A model of the work ethic that marks the company, Ernesto Navarro moved to the United States thirty years ago from Columbia, with a dream to become a world-famous Flamenco dancer. He spent his days going to auditions and his nights washing the trucks for Koolman, a small company that was owned at the time by a Cuban immigrant, Gilberto Rodriguez. As he tried to support his growing young family, Navarro continued at Koolman, moving up the ranks to repairman and then to driver.
In 1990, twenty years after he had started, and with the help of Rodriguez, Navarro bought the company. Today, with a fleet of 40 trucks and 60 drivers, Navarro knows the business of ice cream delivery better than the passionate steps of the Flamenco, which he has not danced in over a decade. Rodriguez, who has retired to Florida, still spends his summers sitting amongst the other men on the Grand Street sidewalk, helping Navarro by running the dozen or so pushcart drivers.
The majority of Navarro’s drivers own their trucks and have been with the company for decades. Vincent Gracia, originally from Ecuador, has worked for Koolman for thirty years and has owned his truck for twenty. “It is a small business for me; I have to run my truck like a business,” says Gracia. Each day the drivers must buy a certain amount of ice cream from Navarro, and their success is based on turning a profit on the sales. The drivers are less inclined to talk about the light-hearted confection they sell than the day-to-day concerns of running their businesses, voicing complaints about issues such as the lack of retirement benefits, economic downturns, and the constant breaking down of their trucks. “Today, I don’t care about the ice cream, I care about my profit. It is very hard to make money doing this,” says Harvey Heriberdo, who started driving in 1972.

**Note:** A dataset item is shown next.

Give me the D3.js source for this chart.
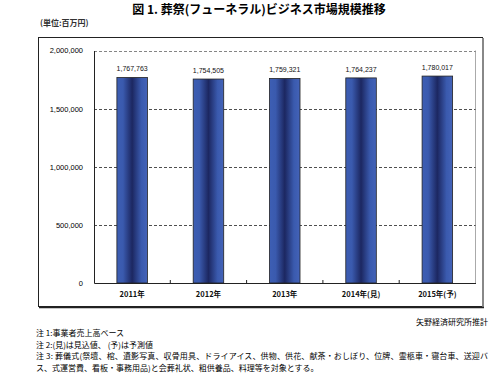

Ice cream truck drivers share with the police a street view of neighborhoods that few other outsiders possess. This makes for an intimate neighborhood vision that is at once strategic and habitual. Many drivers, such as Gracia, who has been going to the same block of 135th Street and Broadway in Manhattan for thirty years, have laid claim to a neighborhood. Their movements are carefully timed to avoid competition and seek out school breaks, company lunch hours, and large gatherings of their target audience of sugar-hungry children.
As another season has come and gone, Narvarro reflects that some things have stayed the same; people have always loved ice cream. When asked about his preference of the modern ice creams that include bubble-gummed eyed Power Puff Girl popsicles and Pokémon fudge sticks, Gracia says quietly, “I just like to serve the ice cream.”
Navarro laughs at the question of change in Williamsburg since he started in 1970. “Yes, yes, it was much more dangerous. There were drugs everywhere in Williamsburg, and the cops never did anything. Today, I leave the warehouse doors open. I couldn’t do that before. People would come and break the windows of the trucks, knife the tires, try to rob the drivers.” Heriberdo, who was held up seven times in the 1980s and ’90s, says, “It has been almost five years since anything like that has happened. Today the neighborhood is much better— even the kids are less violent.”
“Williamsburg is much nicer now,” continues Navarro, “lots of young people and artists. I remember the first time I saw an artist in this neighborhood. It was 1983, and I saw this guy in a bar, and he was painting. It was crazy,” he says, laughing at the idea. “Now the artists are everywhere and they bring something good to this neighborhood, a nice quality of life.”